第五,在以学校为主体的公民意识教育的体系研究中,更要体现多方力量系统整合,以实践为向度的研究视界。我国相对成熟、富有成效的公民意识培育模式还未成形,密切配合、有机衔接的整体学校公民意识培养体系尚在探索,终身性公民意识教育体系远未形成,对公民民主实践的设计、引导以及公民文化的培育还没有明晰的思路。公民意识培育是一个巨大的社会系统工程,这些问题的存在必然影响到我国公民意识培育的实践,亟待学界作进一步的深入探索。
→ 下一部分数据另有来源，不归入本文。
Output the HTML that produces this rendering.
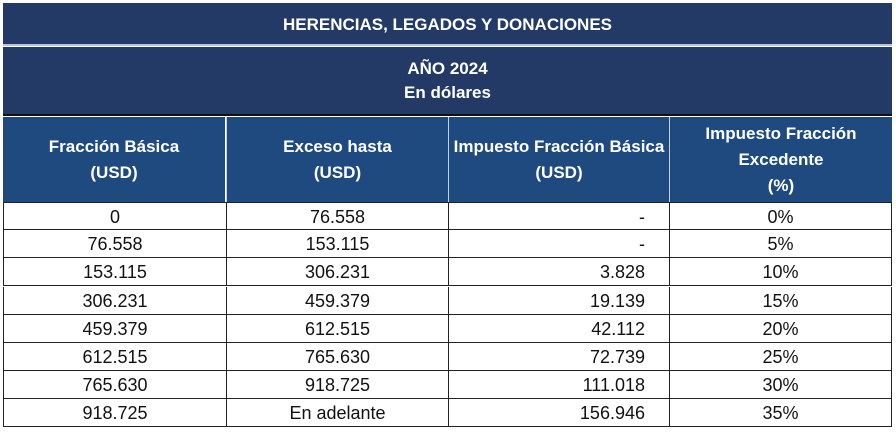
<!DOCTYPE html>
<html><head><meta charset="utf-8"><style>
body{margin:0;width:896px;height:432px;background:#fff;position:relative;overflow:hidden;font-family:"Liberation Sans",sans-serif}
.a{position:absolute;box-sizing:border-box}
.t{left:3px;width:889px;background:#243a66;color:#fff;font-weight:bold;text-align:center;font-size:17px}
.h{background:#1f4a80;color:#fff;font-weight:bold;text-align:center;font-size:17px;line-height:26px;display:flex;flex-direction:column;justify-content:center;top:117px;height:85px}
.c{font-size:18px;color:#111;line-height:28px;height:28px;border:1px solid #222;border-top:none}
</style></head><body>
<div class="a t" style="top:3px;height:43px;line-height:43px;border-bottom:2px solid #b9c3d6">HERENCIAS, LEGADOS Y DONACIONES</div>
<div class="a t" style="top:47px;height:69px;border-bottom:2px solid #111;padding-top:10px;line-height:24px">AÑO 2024<br>En dólares</div>
<div class="a h" style="left:3px;width:222px">Fracción Básica<br>(USD)</div>
<div class="a h" style="left:226px;width:222px;border-left:1px solid #c8d0dc">Exceso hasta<br>(USD)</div>
<div class="a h" style="left:448px;width:221px;border-left:1px solid #c8d0dc">Impuesto Fracción Básica<br>(USD)</div>
<div class="a h" style="left:669px;width:223px;border-left:1px solid #c8d0dc">Impuesto Fracción<br>Excedente<br>(%)</div>
<div id="rows"></div>
<script>
var d=[["0","76.558","-","0%"],["76.558","153.115","-","5%"],["153.115","306.231","3.828","10%"],["306.231","459.379","19.139","15%"],["459.379","612.515","42.112","20%"],["612.515","765.630","72.739","25%"],["765.630","918.725","111.018","30%"],["918.725","En adelante","156.946","35%"]];
var x=[3,226,448,669,891],h="";
d.forEach(function(r,i){var y=202+i*28.2;r.forEach(function(v,j){
var al=j==2?"text-align:right;padding-right:24px":"text-align:center";
h+='<div class="a c" style="top:'+y+'px;left:'+x[j]+'px;width:'+(x[j+1]-x[j]+1)+'px;'+al+(i==0?';border-top:1px solid #222':'')+'">'+v+'</div>';});});
document.getElementById("rows").innerHTML=h;
</script>
</body></html>
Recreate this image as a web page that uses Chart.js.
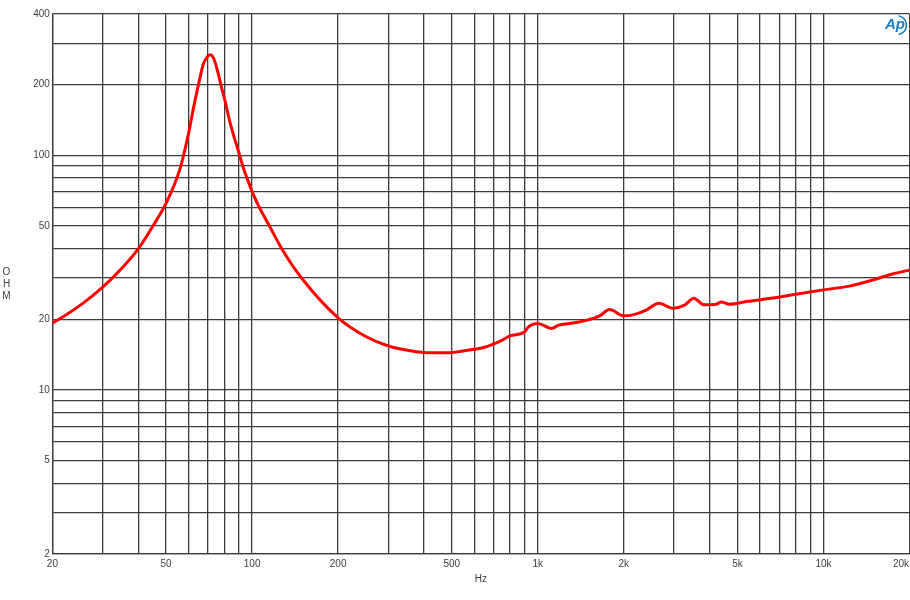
<!DOCTYPE html>
<html>
<head>
<meta charset="utf-8">
<title>Impedance</title>
<style>
html, body { margin: 0; padding: 0; background: #fff; overflow: hidden; }
canvas { display: block; }
</style>
<script src="https://cdn.jsdelivr.net/npm/chart.js@4/dist/chart.umd.min.js"></script>
</head>
<body>
<canvas id="impedanceChart" width="910" height="600"></canvas>
<script>
const freqs = [20, 21.8, 25.7, 30, 35, 40, 45.2, 50, 56, 60, 62.3, 64.9, 67.6, 70, 71.3, 73.2, 75.6, 78.4, 80, 83.8, 90, 93.3, 97.9, 100, 106, 115, 127, 149, 200, 250, 300, 350, 400, 450, 500, 600, 650, 700, 736, 800, 900, 924, 1000, 1116, 1186, 1293, 1478, 1646, 1784, 2000, 2152, 2396, 2654, 2969, 3264, 3518, 3802, 4213, 4386, 4689, 5363, 5965, 7010, 8000, 10000, 12310, 14850, 17450, 20000];
const ohms = [19.3, 20.5, 23.5, 27.4, 33, 40, 50.5, 62.5, 88, 125, 158, 200, 246, 264, 268, 260, 230, 192, 175, 137, 102, 88, 75, 70, 60, 50, 40, 30, 20.3, 16.9, 15.4, 14.77, 14.45, 14.4, 14.45, 14.9, 15.2, 15.7, 16.1, 17, 17.7, 18.5, 19.2, 18.3, 18.9, 19.2, 19.8, 20.7, 22, 20.7, 20.9, 21.9, 23.4, 22.3, 23, 24.6, 23.1, 23.2, 23.7, 23.2, 23.8, 24.2, 24.9, 25.6, 26.7, 27.7, 29.4, 31.2, 32.4];

const xTicks = [20, 30, 40, 50, 60, 70, 80, 90, 100, 200, 300, 400, 500, 600, 700, 800, 900, 1000, 2000, 3000, 4000, 5000, 6000, 7000, 8000, 9000, 10000, 20000];
const yTicks = [2, 3, 4, 5, 6, 7, 8, 9, 10, 20, 30, 40, 50, 60, 70, 80, 90, 100, 200, 300, 400];
const xLabels = {20: '20', 50: '50', 100: '100', 200: '200', 500: '500', 1000: '1k', 2000: '2k', 5000: '5k', 10000: '10k'};
const yLabels = [2, 5, 10, 20, 50, 100, 200, 400];

const fontFamily = '"Liberation Sans", Arial, sans-serif';
const labelColor = '#404040';
const gridColor = '#3c3c3c';

// text that the axes can't place: stacked OHM, the 20k flush right, the AP mark
const extras = {
    id: 'extras',
    afterDraw(chart) {
        const ctx = chart.ctx;
        ctx.save();
        ctx.font = '10px ' + fontFamily;
        ctx.fillStyle = labelColor;
        ctx.textBaseline = 'middle';
        ctx.textAlign = 'center';
        ctx.fillText('O', 6.5, 272);
        ctx.fillText('H', 6.5, 284);
        ctx.fillText('M', 6.5, 296);
        ctx.textAlign = 'right';
        ctx.fillText('20k', 909, 564);
        ctx.fillStyle = '#1b7dbf';
        ctx.strokeStyle = '#1b7dbf';
        ctx.font = 'italic bold 15px ' + fontFamily;
        ctx.textAlign = 'left';
        ctx.fillText('Ap', 885, 25);
        ctx.lineWidth = 1.5;
        ctx.beginPath();
        ctx.arc(897, 25, 9.5, -1.4, 1.4);
        ctx.stroke();
        ctx.restore();
    }
};

new Chart(document.getElementById('impedanceChart'), {
    type: 'line',
    plugins: [extras],
    data: {
        datasets: [{
            data: freqs.map((f, i) => ({x: f, y: ohms[i]})),
            borderColor: '#ff0000',
            borderWidth: 3,
            pointRadius: 0,
            fill: false,
            cubicInterpolationMode: 'monotone'
        }]
    },
    options: {
        responsive: false,
        animation: false,
        events: [],
        layout: {autoPadding: false, padding: {top: 14, right: 0.5, bottom: 0, left: 0}},
        plugins: {legend: {display: false}, tooltip: {enabled: false}, title: {display: false}},
        scales: {
            x: {
                type: 'logarithmic',
                min: 20,
                max: 20000,
                afterBuildTicks: s => { s.ticks = xTicks.map(v => ({value: v})); },
                afterFit: s => { s.height = 46; s.paddingLeft = 0; s.paddingRight = 0; },
                grid: {color: gridColor, lineWidth: 1.3, drawTicks: false},
                border: {color: gridColor, width: 1.3},
                ticks: {
                    autoSkip: false,
                    maxRotation: 0,
                    padding: 4,
                    color: labelColor,
                    font: {family: fontFamily, size: 10},
                    callback: v => xLabels[v] || ''
                },
                title: {
                    display: true,
                    text: 'Hz',
                    color: labelColor,
                    font: {family: fontFamily, size: 10},
                    padding: {top: 0, bottom: 15}
                }
            },
            y: {
                type: 'logarithmic',
                min: 2,
                max: 400,
                afterBuildTicks: s => { s.ticks = yTicks.map(v => ({value: v})); },
                afterFit: s => { s.width = 52.4; s.paddingTop = 0; s.paddingBottom = 0; },
                grid: {color: gridColor, lineWidth: 1.3, drawTicks: false},
                border: {color: gridColor, width: 1.3},
                ticks: {
                    autoSkip: false,
                    padding: 2.5,
                    color: labelColor,
                    font: {family: fontFamily, size: 10},
                    callback: v => yLabels.includes(v) ? String(v) : ''
                }
            }
        }
    }
});
</script>
</body>
</html>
第六,在公民意识的单学科研究的基础上,更要加强对公民意识的多学科综合研究。学者运用政治学方法、法学方法、社会学方法、文化学方法甚至教育学方法等来关照公民意识,据此我们了解到了公民意识的政治性质、法学性质、社会性质、文化性质和教育性质等。虽然这是必要的,甚至是可贵的,但是,在公民意识与相关学科概念之间联系的研究上,仅仅停留在论述两者之间的互动关系层面,对于如何借鉴多学科的研究范式、理论观点、学术内容来丰富和深化公民意识研究,成果还不多见。不仅如此,由于各学科的立场和语境的不同,对公民意识的理解难免各执一端,对公民意识的培育必定丧失其整体性。因而,公民意识研究要在多学科综合的基础上,从总体上来加强理解和把握,以弥补公民意识研究的不足。